GOAL.
Omit pictures and quote the listing below line by line, from its start through the line that holds "const FONT = 'DejaVu Sans';".
══ RECORDED DATA ══
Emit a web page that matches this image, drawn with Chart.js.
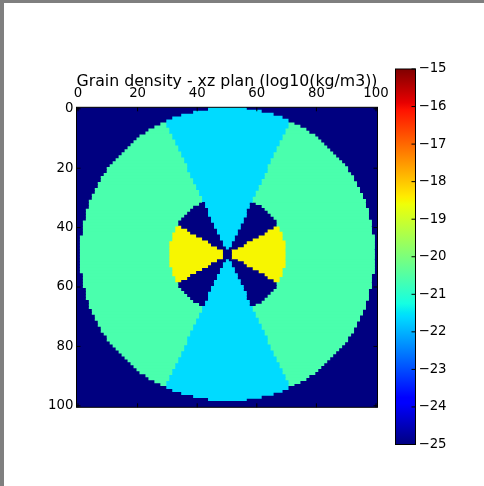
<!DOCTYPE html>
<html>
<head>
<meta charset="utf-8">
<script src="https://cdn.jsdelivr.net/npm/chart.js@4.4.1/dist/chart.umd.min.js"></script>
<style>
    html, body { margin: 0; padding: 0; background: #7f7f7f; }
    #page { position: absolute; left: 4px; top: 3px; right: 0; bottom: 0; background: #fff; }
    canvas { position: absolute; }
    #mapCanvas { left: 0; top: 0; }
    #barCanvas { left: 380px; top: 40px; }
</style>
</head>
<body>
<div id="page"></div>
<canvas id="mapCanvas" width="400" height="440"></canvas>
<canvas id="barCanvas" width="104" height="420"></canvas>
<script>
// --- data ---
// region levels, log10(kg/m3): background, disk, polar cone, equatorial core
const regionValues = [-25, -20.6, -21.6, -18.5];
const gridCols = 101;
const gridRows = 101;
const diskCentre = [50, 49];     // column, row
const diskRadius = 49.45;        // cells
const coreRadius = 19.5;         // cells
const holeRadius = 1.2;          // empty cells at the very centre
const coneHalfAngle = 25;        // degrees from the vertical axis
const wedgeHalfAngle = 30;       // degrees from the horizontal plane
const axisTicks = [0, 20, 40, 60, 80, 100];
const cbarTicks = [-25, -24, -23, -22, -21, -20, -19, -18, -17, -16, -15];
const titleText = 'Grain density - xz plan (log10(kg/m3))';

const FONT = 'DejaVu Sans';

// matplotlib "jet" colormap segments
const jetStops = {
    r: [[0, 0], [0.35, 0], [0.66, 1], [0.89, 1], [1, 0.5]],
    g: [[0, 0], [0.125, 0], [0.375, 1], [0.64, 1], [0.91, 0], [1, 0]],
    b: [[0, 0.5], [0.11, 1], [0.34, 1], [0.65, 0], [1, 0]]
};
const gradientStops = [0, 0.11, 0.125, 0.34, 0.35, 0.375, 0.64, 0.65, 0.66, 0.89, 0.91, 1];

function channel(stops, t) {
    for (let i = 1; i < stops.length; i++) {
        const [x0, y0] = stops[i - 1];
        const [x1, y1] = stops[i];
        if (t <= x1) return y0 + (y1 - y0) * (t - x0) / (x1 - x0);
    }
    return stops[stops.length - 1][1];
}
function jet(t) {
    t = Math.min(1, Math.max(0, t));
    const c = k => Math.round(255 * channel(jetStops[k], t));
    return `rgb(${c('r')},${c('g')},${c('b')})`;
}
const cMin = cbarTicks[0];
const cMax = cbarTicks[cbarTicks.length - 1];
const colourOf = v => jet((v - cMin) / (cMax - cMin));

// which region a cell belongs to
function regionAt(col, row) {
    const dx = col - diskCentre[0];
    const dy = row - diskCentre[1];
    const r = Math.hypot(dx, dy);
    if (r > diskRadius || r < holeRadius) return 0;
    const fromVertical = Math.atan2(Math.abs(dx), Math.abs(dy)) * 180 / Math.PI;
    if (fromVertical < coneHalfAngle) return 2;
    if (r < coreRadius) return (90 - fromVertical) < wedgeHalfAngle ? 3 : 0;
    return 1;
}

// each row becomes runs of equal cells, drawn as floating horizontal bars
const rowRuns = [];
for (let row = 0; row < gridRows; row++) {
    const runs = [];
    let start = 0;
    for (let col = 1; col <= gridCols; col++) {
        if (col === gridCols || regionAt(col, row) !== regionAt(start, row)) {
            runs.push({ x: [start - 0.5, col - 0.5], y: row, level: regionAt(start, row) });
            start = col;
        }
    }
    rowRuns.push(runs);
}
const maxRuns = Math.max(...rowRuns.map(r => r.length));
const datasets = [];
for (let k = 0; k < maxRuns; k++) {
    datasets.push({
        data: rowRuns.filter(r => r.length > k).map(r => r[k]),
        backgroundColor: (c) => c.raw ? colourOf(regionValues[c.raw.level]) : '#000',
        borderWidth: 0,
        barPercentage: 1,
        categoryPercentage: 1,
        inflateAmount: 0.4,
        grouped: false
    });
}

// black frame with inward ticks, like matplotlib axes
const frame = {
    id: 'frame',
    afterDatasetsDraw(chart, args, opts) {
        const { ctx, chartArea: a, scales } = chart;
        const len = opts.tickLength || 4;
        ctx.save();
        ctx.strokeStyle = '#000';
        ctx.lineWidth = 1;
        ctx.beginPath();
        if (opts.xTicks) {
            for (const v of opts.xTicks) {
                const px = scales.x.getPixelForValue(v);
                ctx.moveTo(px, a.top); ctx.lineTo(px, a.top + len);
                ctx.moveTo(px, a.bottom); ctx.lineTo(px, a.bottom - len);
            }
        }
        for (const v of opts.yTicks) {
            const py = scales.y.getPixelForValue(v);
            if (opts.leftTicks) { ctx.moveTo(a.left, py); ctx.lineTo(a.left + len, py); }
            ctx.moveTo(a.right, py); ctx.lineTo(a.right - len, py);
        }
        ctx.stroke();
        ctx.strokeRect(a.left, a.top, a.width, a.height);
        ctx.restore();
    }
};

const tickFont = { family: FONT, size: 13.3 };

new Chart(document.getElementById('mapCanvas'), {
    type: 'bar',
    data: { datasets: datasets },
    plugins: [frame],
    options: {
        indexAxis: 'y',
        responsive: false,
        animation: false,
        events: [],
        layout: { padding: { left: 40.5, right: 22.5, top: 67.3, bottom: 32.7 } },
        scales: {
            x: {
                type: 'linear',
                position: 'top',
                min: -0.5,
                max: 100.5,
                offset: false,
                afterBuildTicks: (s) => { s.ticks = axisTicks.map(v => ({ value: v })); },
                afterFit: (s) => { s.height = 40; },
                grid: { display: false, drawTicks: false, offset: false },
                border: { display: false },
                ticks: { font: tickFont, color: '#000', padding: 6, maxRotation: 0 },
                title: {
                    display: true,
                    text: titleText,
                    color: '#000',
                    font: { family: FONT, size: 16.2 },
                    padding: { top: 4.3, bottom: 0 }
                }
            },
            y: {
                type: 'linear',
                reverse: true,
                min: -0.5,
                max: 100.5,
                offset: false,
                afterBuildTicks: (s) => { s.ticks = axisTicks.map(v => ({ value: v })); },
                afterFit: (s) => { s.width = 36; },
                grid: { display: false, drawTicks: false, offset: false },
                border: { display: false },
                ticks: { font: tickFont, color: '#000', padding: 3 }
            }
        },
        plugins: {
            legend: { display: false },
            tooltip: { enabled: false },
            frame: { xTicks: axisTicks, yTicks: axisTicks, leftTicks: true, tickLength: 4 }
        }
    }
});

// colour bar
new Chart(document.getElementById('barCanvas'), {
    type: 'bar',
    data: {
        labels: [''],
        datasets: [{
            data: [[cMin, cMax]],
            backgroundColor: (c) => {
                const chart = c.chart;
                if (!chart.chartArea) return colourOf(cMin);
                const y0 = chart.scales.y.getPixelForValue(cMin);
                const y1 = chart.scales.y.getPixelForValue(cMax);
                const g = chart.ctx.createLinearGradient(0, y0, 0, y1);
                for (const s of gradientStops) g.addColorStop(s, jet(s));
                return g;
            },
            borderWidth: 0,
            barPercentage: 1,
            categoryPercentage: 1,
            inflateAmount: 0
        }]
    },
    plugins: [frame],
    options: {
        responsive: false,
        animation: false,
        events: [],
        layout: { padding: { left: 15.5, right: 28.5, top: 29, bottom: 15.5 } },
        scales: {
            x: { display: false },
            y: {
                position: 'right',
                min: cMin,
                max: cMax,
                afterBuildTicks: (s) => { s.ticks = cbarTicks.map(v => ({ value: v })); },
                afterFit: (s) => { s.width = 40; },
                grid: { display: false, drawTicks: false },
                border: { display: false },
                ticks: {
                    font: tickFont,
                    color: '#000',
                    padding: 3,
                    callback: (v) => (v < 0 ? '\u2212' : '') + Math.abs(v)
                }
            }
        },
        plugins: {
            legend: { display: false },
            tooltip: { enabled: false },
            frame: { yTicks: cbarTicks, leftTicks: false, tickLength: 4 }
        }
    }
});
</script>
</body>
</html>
═══
TASK RESULT.
Emit a web page that matches this image, drawn with Chart.js.
<!DOCTYPE html>
<html>
<head>
<meta charset="utf-8">
<script src="https://cdn.jsdelivr.net/npm/chart.js@4.4.1/dist/chart.umd.min.js"></script>
<style>
    html, body { margin: 0; padding: 0; background: #7f7f7f; }
    #page { position: absolute; left: 4px; top: 3px; right: 0; bottom: 0; background: #fff; }
    canvas { position: absolute; }
    #mapCanvas { left: 0; top: 0; }
    #barCanvas { left: 380px; top: 40px; }
</style>
</head>
<body>
<div id="page"></div>
<canvas id="mapCanvas" width="400" height="440"></canvas>
<canvas id="barCanvas" width="104" height="420"></canvas>
<script>
// --- data ---
// region levels, log10(kg/m3): background, disk, polar cone, equatorial core
const regionValues = [-25, -20.6, -21.6, -18.5];
const gridCols = 101;
const gridRows = 101;
const diskCentre = [50, 49];     // column, row
const diskRadius = 49.45;        // cells
const coreRadius = 19.5;         // cells
const holeRadius = 1.2;          // empty cells at the very centre
const coneHalfAngle = 25;        // degrees from the vertical axis
const wedgeHalfAngle = 30;       // degrees from the horizontal plane
const axisTicks = [0, 20, 40, 60, 80, 100];
const cbarTicks = [-25, -24, -23, -22, -21, -20, -19, -18, -17, -16, -15];
const titleText = 'Grain density - xz plan (log10(kg/m3))';

const FONT = 'DejaVu Sans';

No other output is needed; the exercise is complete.